I believe one should get over this alleged stigma as soon as humanly possible as it is merely a reflection of one's own crippling lack of self-esteem.

When someone asks me where I went to school, I lie. "I didn't go to college, but I read a whole lot of books, got drunk and smoked some pot between 1988 and 1995."

Believe me, that totally changes the tone of any intolerable social situation (read: all of them).

"Everything our parents said was good is bad: sun, milk, red meat, college" -- Woody Allen, 'Annie Hall'

P.S.
Writing standards have lowered in English courses, as well. I remember sitting in journalism class when a woman raised her hand to ask the professor, "When I wanna write 'She used to be my neighbor' is it 'use to' or 'used to'?"

I mean, shit. What bookless planet did this woman beam down from and why, in that we were both attending the same college, was I considered one of her peers? I prayed that the wheat and chaff would be separated by the end of that semester and to me recollection they were.
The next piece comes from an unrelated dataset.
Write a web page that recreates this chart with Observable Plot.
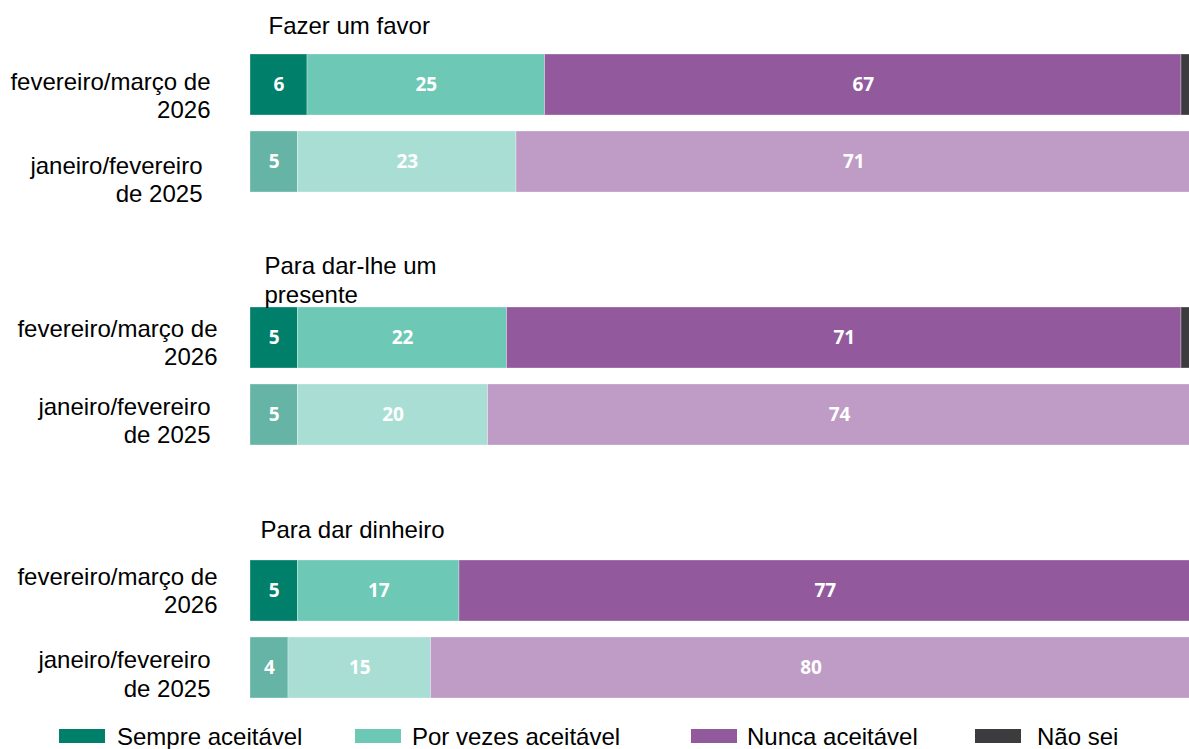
<!DOCTYPE html>
<html><head><meta charset="utf-8">
<script src="https://cdn.jsdelivr.net/npm/d3@7"></script>
<script src="https://cdn.jsdelivr.net/npm/@observablehq/plot@0.6"></script>
<style>
html,body{margin:0;padding:0;background:#fff;}
#wrap{position:relative;width:1189px;height:749px;overflow:hidden;}
#chart{position:absolute;left:0;top:0;width:1189px;}
#legend{position:absolute;left:0;top:712px;}
</style></head><body>
<div id="wrap"><div id="chart"></div><svg id="legend" width="1189" height="37"></svg></div>
<script>
const groups = ["Fazer um favor", "Para dar-lhe um presente", "Para dar dinheiro"];
const groupTitles = ["Fazer um favor", "Para dar-lhe um\npresente", "Para dar dinheiro"];
const periods = ["fevereiro/março de 2026", "janeiro/fevereiro de 2025"];
const periodLabels = ["fevereiro/março de\n2026", "janeiro/fevereiro\nde 2025"];
const categories = ["Sempre aceitável", "Por vezes aceitável", "Nunca aceitável", "Não sei"];
// values per group: [2026, 2025]
const sempre   = [[6, 5], [5, 5], [5, 4]];
const porVezes = [[25, 23], [22, 20], [17, 15]];
const nunca    = [[67, 71], [71, 74], [77, 80]];
const naoSei   = [[2, 1], [2, 1], [1, 1]];
const colors2026 = ["#00806a", "#6dc8b5", "#925a9d", "#3c3c3e"];
const colors2025 = ["#66b4a6", "#a9ded5", "#bf9cc6", "#8c8c8c"];

const series = [sempre, porVezes, nunca, naoSei];
const rows = [];
groups.forEach((g, gi) => periods.forEach((p, pi) => categories.forEach((c, ci) =>
  rows.push({group: g, period: p, category: c, key: c + "|" + p, value: series[ci][gi][pi]}))));
const colorDomain = [], colorRange = [];
periods.forEach((p, pi) => categories.forEach((c, ci) => {
  colorDomain.push(c + "|" + p);
  colorRange.push((pi === 0 ? colors2026 : colors2025)[ci]);
}));
const labelRows = groups.flatMap((g) => periods.map((p, pi) => ({group: g, period: p, label: periodLabels[pi]})));
const titleRows = groups.map((g, gi) => ({group: g, title: groupTitles[gi]}));

const FONT = "'Liberation Sans', Arial, Helvetica, sans-serif";
// layout nudges (dx, dy) per group / period
const labelNudge = [[[-40, 33], [-48, 40]], [[-33, 27], [-40, 28]], [[-33, 22], [-40, 28.5]]];
const titleNudge = [[18, -20], [14, -4], [10, -22]];

const labelMarks = [];
groups.forEach((g, gi) => periods.forEach((p, pi) => {
  labelMarks.push(Plot.text(labelRows.filter(d => d.group === g && d.period === p), {
    y: "period", fy: "group", text: "label", frameAnchor: "left", textAnchor: "end",
    lineAnchor: "bottom", lineHeight: 1.17, dx: labelNudge[gi][pi][0], dy: labelNudge[gi][pi][1],
    fontSize: 24, fontFamily: FONT, fill: "#000"
  }));
}));
const titleMarks = groups.map((g, gi) => Plot.text(titleRows.filter(d => d.group === g), {
  fy: "group", text: "title", frameAnchor: "top-left", textAnchor: "start", lineAnchor: "bottom",
  lineHeight: 1.17, dx: titleNudge[gi][0], dy: titleNudge[gi][1], fontSize: 24, fontFamily: FONT, fill: "#000"
}));

const chart = Plot.plot({
  width: 1189, height: 712,
  marginTop: 52, marginBottom: 13.5, marginLeft: 250, marginRight: 0,
  style: {background: "white", overflow: "hidden"},
  x: {domain: [0, 100], range: [250, 1200], axis: null},
  y: {domain: periods, paddingInner: 0.2115, paddingOuter: 0, axis: null},
  fy: {domain: groups, paddingInner: 0.4497, paddingOuter: 0, axis: null},
  color: {type: "ordinal", domain: colorDomain, range: colorRange},
  marks: [
    Plot.barX(rows, Plot.stackX({x: "value", y: "period", fy: "group", fill: "key",
      stroke: "#ffffff", strokeOpacity: 0.3, strokeWidth: 1})),
    Plot.text(rows, Plot.stackX({x: "value", y: "period", fy: "group",
      filter: d => d.category !== "Não sei", text: d => String(d.value),
      fill: "white", fontSize: 19, fontWeight: 700, fontFamily: "'Open Sans', 'DejaVu Sans', sans-serif"})),
    ...labelMarks,
    ...titleMarks
  ]
});
document.getElementById("chart").appendChild(chart);

// legend
const legendSwatchX = [59, 355, 691, 975];
const legendTextX = [117, 412, 747, 1037];
const lg = d3.select("#legend");
categories.forEach((c, i) => {
  lg.append("rect").attr("x", legendSwatchX[i]).attr("y", 17).attr("width", 46).attr("height", 14).attr("fill", colors2026[i]);
  lg.append("text").attr("x", legendTextX[i]).attr("y", 32.5).attr("font-size", 24)
    .attr("font-family", FONT).attr("fill", "#000").text(c);
});
</script></body></html>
To community college with you, foul wench!

Chad Parenteau said...

Thanks, JM (Jennifer Matthews?).

Ixnay on the ommunityca ollegecay opictay! That's a delicate topic, as it involves my sister and a good fraction of my coworkers at the Franklin Village Plaza Papa Ginos in Franklin, Mass.

You're absolutely right about lowered standards in the English departments. What I should have wrote was that it's the only place where there seem to be any standards at all. Mostly.

Chad Parenteau said...

Oops. Should have wrote "OLD coworkers up there." I've moved on to better things, since my high school years.